- **EXERCISE TASK**: Print word for word the first line of the listing below and every line after it, through the line with "(0,0) rectangle (1568,1067);". Leave out the pictures and the rest.

- **DATA SECTION**:

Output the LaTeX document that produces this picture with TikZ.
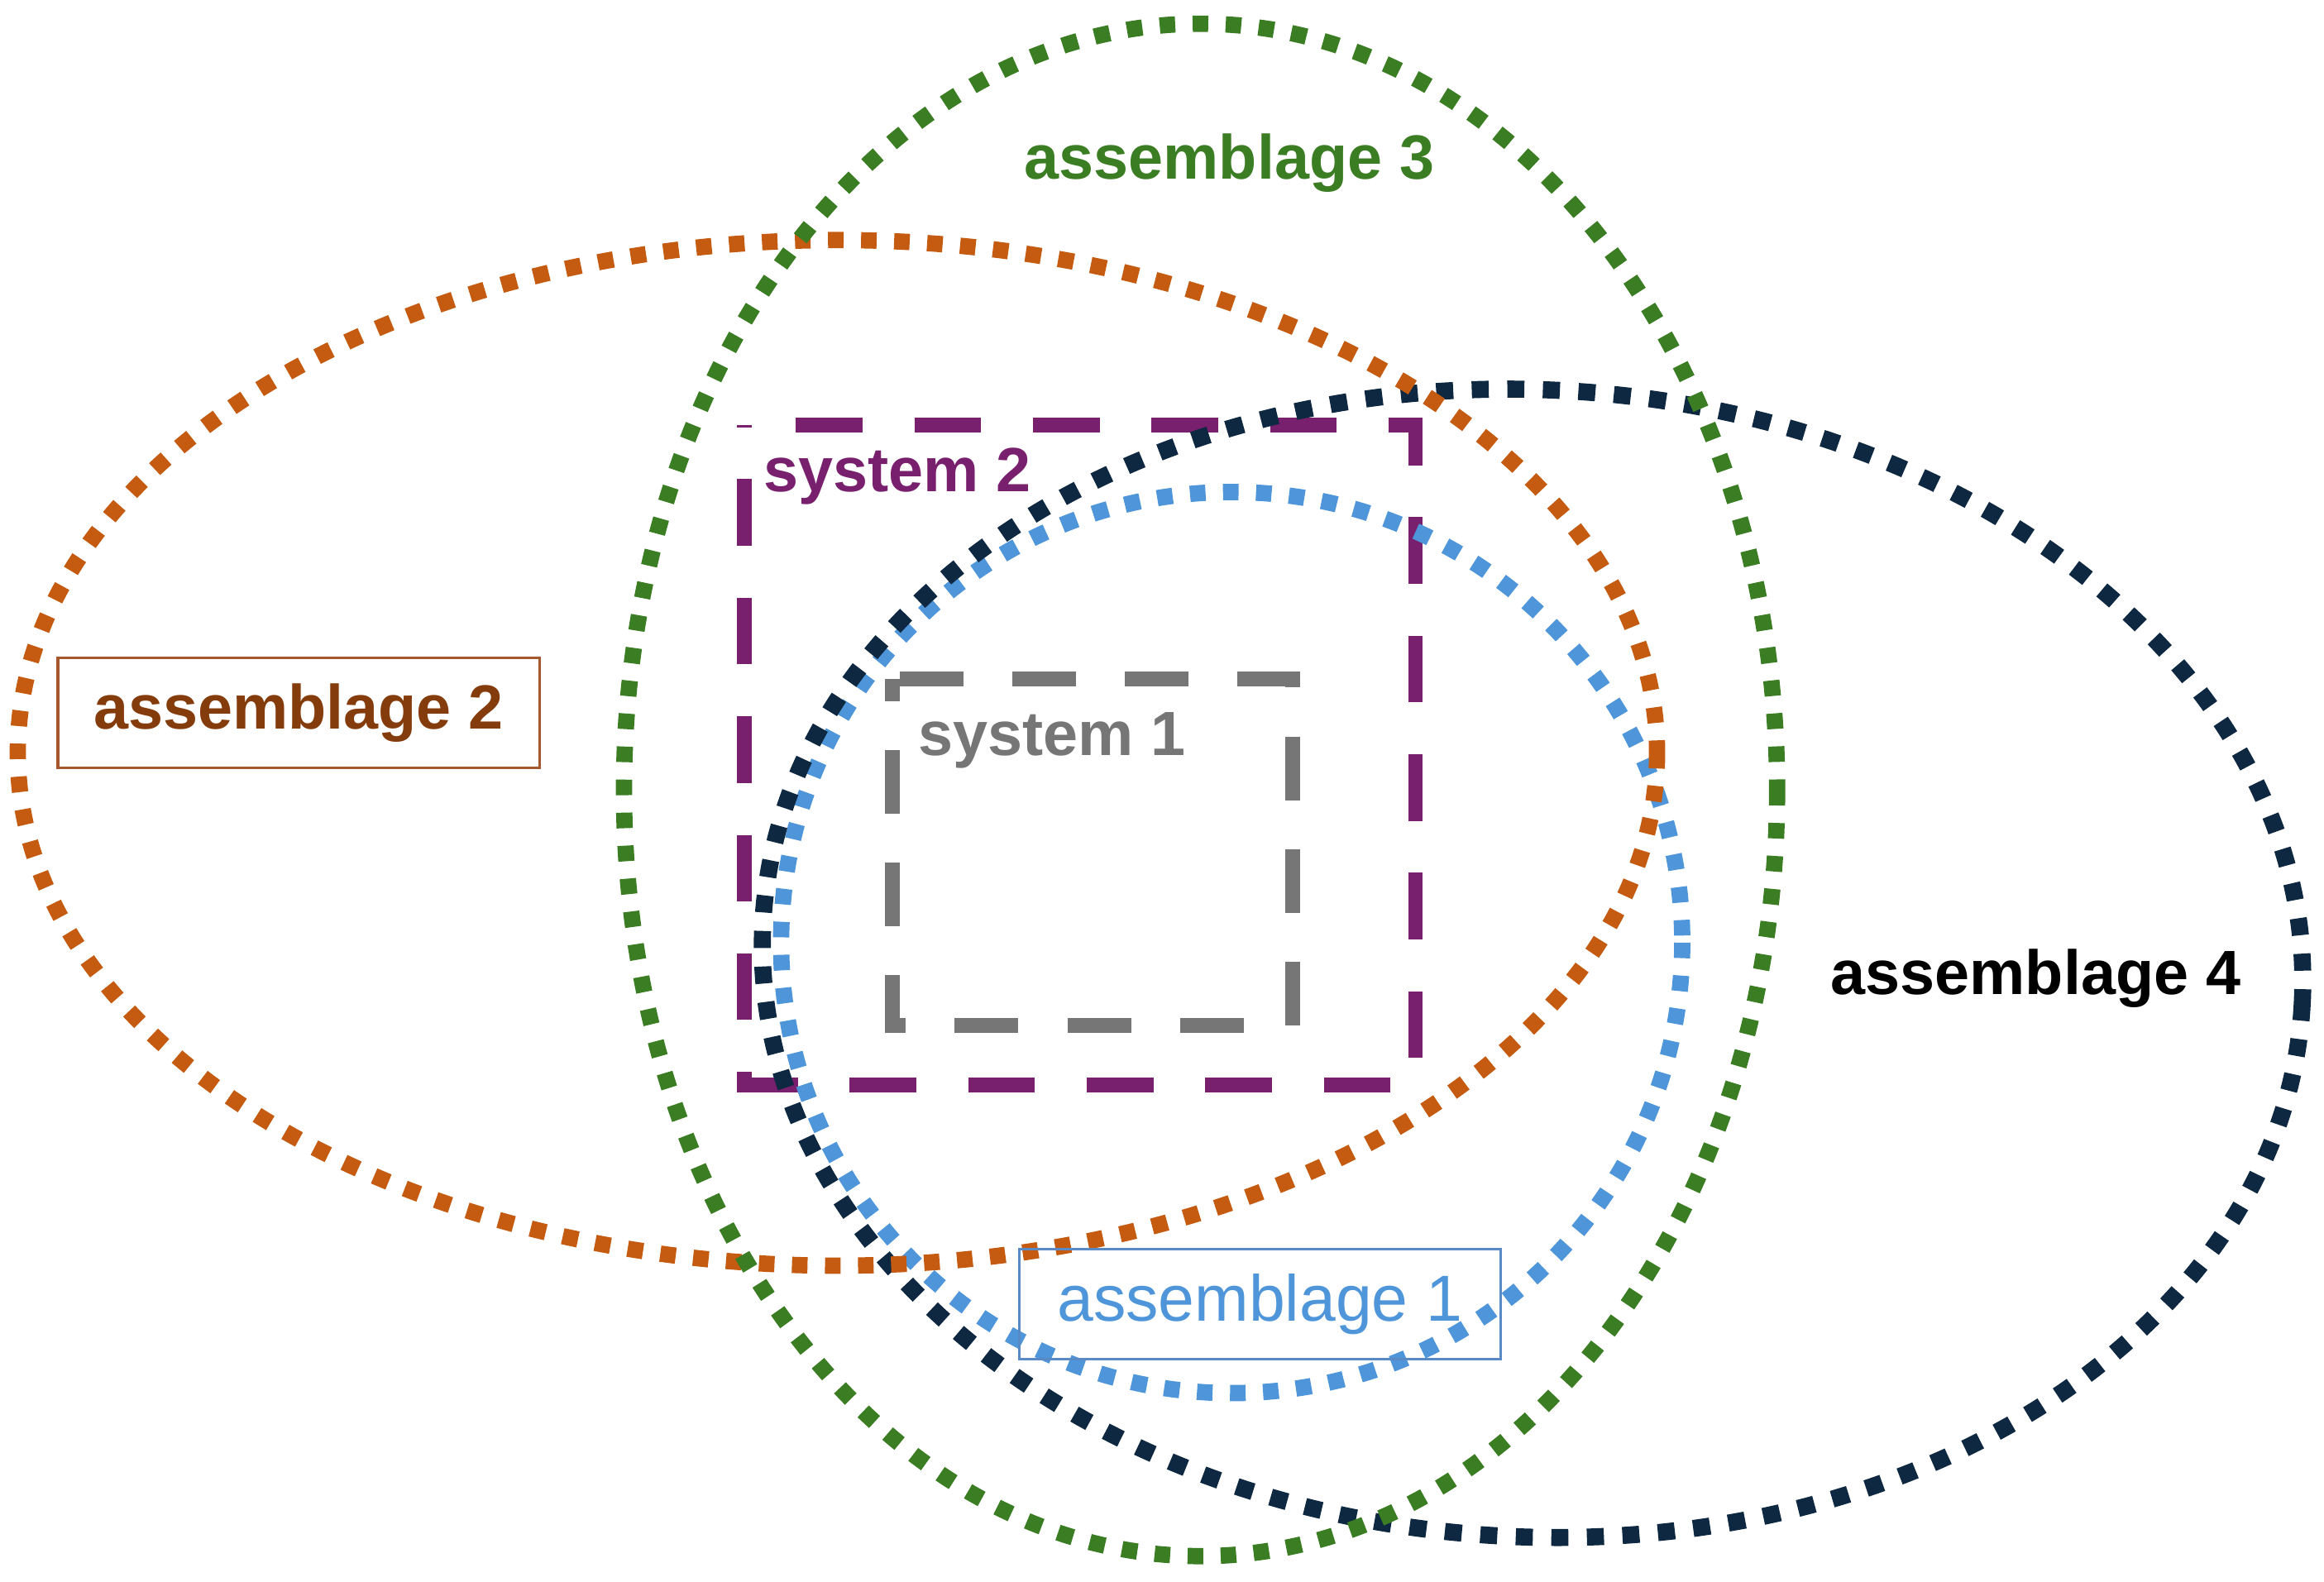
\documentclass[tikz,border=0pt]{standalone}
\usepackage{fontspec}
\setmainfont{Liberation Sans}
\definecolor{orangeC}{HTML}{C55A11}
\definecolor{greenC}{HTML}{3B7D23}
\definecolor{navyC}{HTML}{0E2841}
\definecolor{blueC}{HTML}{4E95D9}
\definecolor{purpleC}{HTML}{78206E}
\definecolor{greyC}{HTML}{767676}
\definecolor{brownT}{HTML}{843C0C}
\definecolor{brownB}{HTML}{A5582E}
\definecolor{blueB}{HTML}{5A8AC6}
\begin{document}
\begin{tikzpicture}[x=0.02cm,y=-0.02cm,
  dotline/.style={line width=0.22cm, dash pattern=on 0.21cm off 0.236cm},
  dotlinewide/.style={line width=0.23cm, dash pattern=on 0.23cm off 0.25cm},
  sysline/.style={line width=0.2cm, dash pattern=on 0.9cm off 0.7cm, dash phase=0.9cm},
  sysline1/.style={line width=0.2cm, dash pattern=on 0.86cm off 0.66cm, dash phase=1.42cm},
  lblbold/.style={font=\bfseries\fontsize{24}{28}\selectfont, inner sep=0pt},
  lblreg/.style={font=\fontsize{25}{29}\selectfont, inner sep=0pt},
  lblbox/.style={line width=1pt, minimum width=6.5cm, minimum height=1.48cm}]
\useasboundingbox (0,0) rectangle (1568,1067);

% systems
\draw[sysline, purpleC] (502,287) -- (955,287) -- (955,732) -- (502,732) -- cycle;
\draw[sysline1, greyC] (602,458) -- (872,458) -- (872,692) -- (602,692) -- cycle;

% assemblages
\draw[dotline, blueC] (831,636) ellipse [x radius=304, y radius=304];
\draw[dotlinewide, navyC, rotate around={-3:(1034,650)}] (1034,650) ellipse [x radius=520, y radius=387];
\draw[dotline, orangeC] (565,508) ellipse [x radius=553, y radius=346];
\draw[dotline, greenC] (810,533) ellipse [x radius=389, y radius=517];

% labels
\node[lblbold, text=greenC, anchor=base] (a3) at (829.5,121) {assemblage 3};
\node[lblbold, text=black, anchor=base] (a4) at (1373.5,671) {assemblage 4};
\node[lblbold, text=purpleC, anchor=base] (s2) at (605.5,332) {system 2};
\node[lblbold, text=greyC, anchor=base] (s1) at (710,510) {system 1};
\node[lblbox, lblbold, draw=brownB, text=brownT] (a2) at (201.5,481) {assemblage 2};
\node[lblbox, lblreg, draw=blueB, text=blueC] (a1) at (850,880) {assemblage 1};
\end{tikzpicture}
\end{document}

- **FINISHED TASK**:
Output the LaTeX document that produces this picture with TikZ.
\documentclass[tikz,border=0pt]{standalone}
\usepackage{fontspec}
\setmainfont{Liberation Sans}
\definecolor{orangeC}{HTML}{C55A11}
\definecolor{greenC}{HTML}{3B7D23}
\definecolor{navyC}{HTML}{0E2841}
\definecolor{blueC}{HTML}{4E95D9}
\definecolor{purpleC}{HTML}{78206E}
\definecolor{greyC}{HTML}{767676}
\definecolor{brownT}{HTML}{843C0C}
\definecolor{brownB}{HTML}{A5582E}
\definecolor{blueB}{HTML}{5A8AC6}
\begin{document}
\begin{tikzpicture}[x=0.02cm,y=-0.02cm,
  dotline/.style={line width=0.22cm, dash pattern=on 0.21cm off 0.236cm},
  dotlinewide/.style={line width=0.23cm, dash pattern=on 0.23cm off 0.25cm},
  sysline/.style={line width=0.2cm, dash pattern=on 0.9cm off 0.7cm, dash phase=0.9cm},
  sysline1/.style={line width=0.2cm, dash pattern=on 0.86cm off 0.66cm, dash phase=1.42cm},
  lblbold/.style={font=\bfseries\fontsize{24}{28}\selectfont, inner sep=0pt},
  lblreg/.style={font=\fontsize{25}{29}\selectfont, inner sep=0pt},
  lblbox/.style={line width=1pt, minimum width=6.5cm, minimum height=1.48cm}]
\useasboundingbox (0,0) rectangle (1568,1067);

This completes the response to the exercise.